In media markets around the world, liberals and conservatives are duking out their positions – often in increasingly vitriolic terms (the U.S. is a case in point.) Pakistan’s media is increasingly coming to look like the front line in their protracted battle between liberals and conservatives, too often with dangerous consequences. As the Committee to Protect Journalists reports, being a Pakistani journalist has become increasingly dangerous, especially for those reporting on the touchy subjects of politics and war. The number of Pakistani journalists killed for their reporting has quadrupled in recent years. In one high profile case last summer, Syed Saleem Shahzad was killed after investigating a story on links between the Pakistan military and Al Qaeda. Just this month, Mukarram Khan Atif, a freelance reporter who sometimes worked with the Pashto service of Voice of America was killed – this time by the Taliban.
Many brave Pakistani journalists have certainly stimulated public debate on important topics, and too many of them have paid with their lives. But in the search for ratings in the free-for-all of Pakistan’s lucrative media market, media has also played a significant role in whipping up popular sentiments to a dangerous pitch. One of the more shocking incidents was the 2010 blasphemy case against a Christian mother of five which resulted in a death sentence for her, and then the murder of Minister Salmaan Taseer by a religious fanatic. Taseer had courageously sought changes in the controversial law. The press whipped up a hate campaign against the woman, Aasia Bibi, no doubt contributing to the harshness of her sentence. They likewise went after Minister Taseer for calling for changes in the blasphemy law, and disturbingly characterized his murderer as a hero.
The most recent salvo has been the antics of Maya Khan, a Pakistani television host, who ran around Karachi’s public parks two weeks ago, pouncing on young couples, demanding to see their marriage licenses and to know if their parents knew their whereabouts.

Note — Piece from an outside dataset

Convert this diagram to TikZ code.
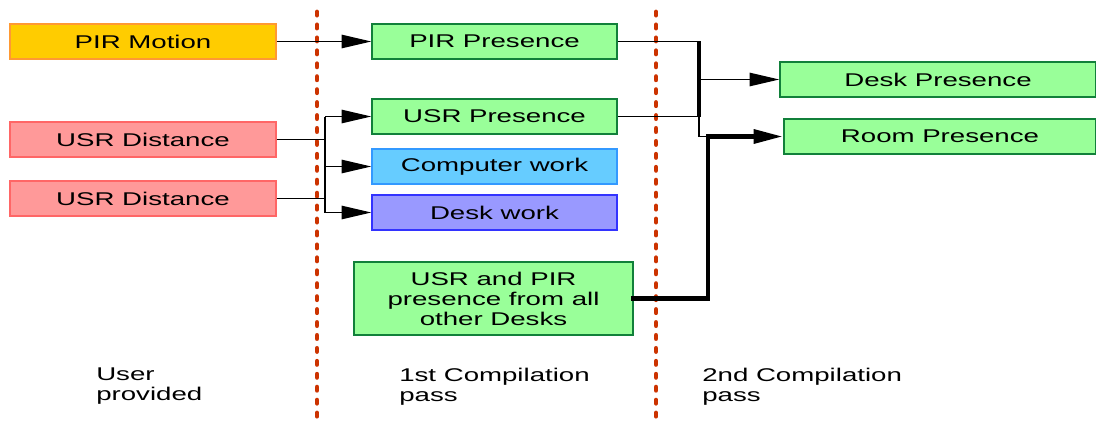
\documentclass[tikz,border=0pt]{standalone}
\usepackage{fontspec}
\setmainfont{Liberation Sans}[FakeStretch=1.5]
\usetikzlibrary{arrows.meta}

\definecolor{pirfill}{HTML}{FFCC00}
\definecolor{pirline}{HTML}{FF9933}
\definecolor{usrfill}{HTML}{FF9999}
\definecolor{usrline}{HTML}{FF6666}
\definecolor{presfill}{HTML}{99FF99}
\definecolor{presline}{HTML}{11803A}
\definecolor{compfill}{HTML}{66CCFF}
\definecolor{compline}{HTML}{3399FF}
\definecolor{deskfill}{HTML}{9999FF}
\definecolor{deskline}{HTML}{3333FF}
\definecolor{passline}{HTML}{CC3300}

\begin{document}
\begin{tikzpicture}[x=0.025cm,y=-0.025cm,
    font=\fontsize{13.1}{14.2}\selectfont,
    >={Triangle[length=21pt,width=9.5pt]},
    box/.style={draw,line width=1pt,inner sep=0pt,minimum height=0.875cm,align=center},
    pirbox/.style={box,fill=pirfill,draw=pirline},
    usrbox/.style={box,fill=usrfill,draw=usrline},
    presbox/.style={box,fill=presfill,draw=presline},
    compbox/.style={box,fill=compfill,draw=compline},
    deskbox/.style={box,fill=deskfill,draw=deskline},
    passsep/.style={draw=passline,line width=3.5pt,line cap=round,dash pattern=on 2.2pt off 7pt},
    wire/.style={line width=1pt},
    heavy/.style={line width=3.5pt},
    passlabel/.style={anchor=north west,align=left,inner sep=0pt}]

  \useasboundingbox (0,0) rectangle (1096,427);

  % pass separators
  \draw[passsep] (317,12) -- (317,424);
  \draw[passsep] (656,12) -- (656,424);

  % user provided
  \node[pirbox,minimum width=6.65cm] (pirmotion) at (143,41.5) {PIR Motion};
  \node[usrbox,minimum width=6.65cm] (usrdistA)  at (143,139.5) {USR Distance};
  \node[usrbox,minimum width=6.65cm] (usrdistB)  at (143,198.5) {USR Distance};

  % 1st pass
  \node[presbox,minimum width=6.125cm] (pirpres)  at (494.5,41.5)  {PIR Presence};
  \node[presbox,minimum width=6.125cm] (usrpres)  at (494.5,116.5) {USR Presence};
  \node[compbox,minimum width=6.125cm] (compwork) at (494.5,166.5) {Computer work};
  \node[deskbox,minimum width=6.125cm] (deskwork) at (494.5,212.5) {Desk work};
  \node[presbox,minimum width=6.975cm,minimum height=1.825cm] (otherdesks) at (493.5,298.5)
       {USR and PIR\\presence from all\\other Desks};

  % 2nd pass
  \node[presbox,minimum width=7.9cm] (deskpres) at (938,79.5)  {Desk Presence};
  \node[presbox,minimum width=7.8cm] (roompres) at (940,136.5) {Room Presence};

  % labels
  \node[passlabel] (lbluser)  at (96,368)  {User\\provided};
  \node[passlabel] (lblfirst) at (399,368) {1st Compilation\\pass};
  \node[passlabel] (lblsecond) at (702,368) {2nd Compilation\\pass};

  % junctions
  \coordinate (usrjoin)  at (325,139.5);
  \coordinate (presjoin) at (699,79.5);
  \coordinate (roomjoin) at (708,136.5);

  \draw[wire,->] (pirmotion) -- (pirpres);

  \draw[wire] (usrdistA.east) -- (usrjoin);
  \draw[wire] (usrdistB.east) -- (usrjoin |- usrdistB.east);
  \draw[wire] (usrjoin |- usrpres.west) -- (usrjoin |- deskwork.west);
  \draw[wire,->] (usrjoin |- usrpres.west)  -- (usrpres.west);
  \draw[wire,->] (usrjoin |- compwork.west) -- (compwork.west);
  \draw[wire,->] (usrjoin |- deskwork.west) -- (deskwork.west);

  \draw[wire] (pirpres.east) -- (presjoin |- pirpres.east);
  \draw[wire] (usrpres.east) -- (presjoin |- usrpres.east);
  \draw[line width=2.2pt] (presjoin |- pirpres.east) -- (presjoin |- usrpres.east);
  \draw[wire,->] (presjoin) -- (deskpres.west);
  \draw[wire] (presjoin |- usrpres.east) -- (presjoin |- roomjoin) -- (roomjoin);

  \draw[heavy,->] ([xshift=-2pt]otherdesks.east) -| (roomjoin) -- (roompres.west);
\end{tikzpicture}
\end{document}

While Pakistan’s broadcast media has developed a reputation for pushing the limits of personal privacy, this particular stunt elicited a powerful outcry from liberal Pakistanis for its sinister resemblance to the tactics used by dictator General Zia-ul-Haq to Islamize the country in the 1980s. Under his rule, morality police harassed young couples, women were banned from participating in sports competitions, and most devastatingly, the Hudood Ordinance was passed. The Hudood Ordinance claimed to enforce sharia by imposing Quranic punishments for extramarital sex, theft, and drinking alcohol among other specific offenses. They drew international condemnation for the harsh punishments – flogging, stoning, amputation – they mandated and for their application to victims of rape who could not meet the exacting legal standard of producing four male witnesses. Convicted for extramarital sex, rape victims were imprisoned.
The television station, Samaa TV, that hosted Khan’s show took the liberal outcry on social media sites like Twitter and Facebook seriously. (For the most part, social media users are part of Pakistan’s elite, English speaking minority, though that may change in the near future. Twitter announced last week that users will now be able to access the site in Farsi and Urdu.) Over 5,000 people signed their name to a petition demanding that the station apologize and end the program. When Khan refused to issue an unconditional apology, the station fired her and took her show off the air. Whether this case shows the limits of the public’s willingness to tolerate “vigilante” television remains to be seen.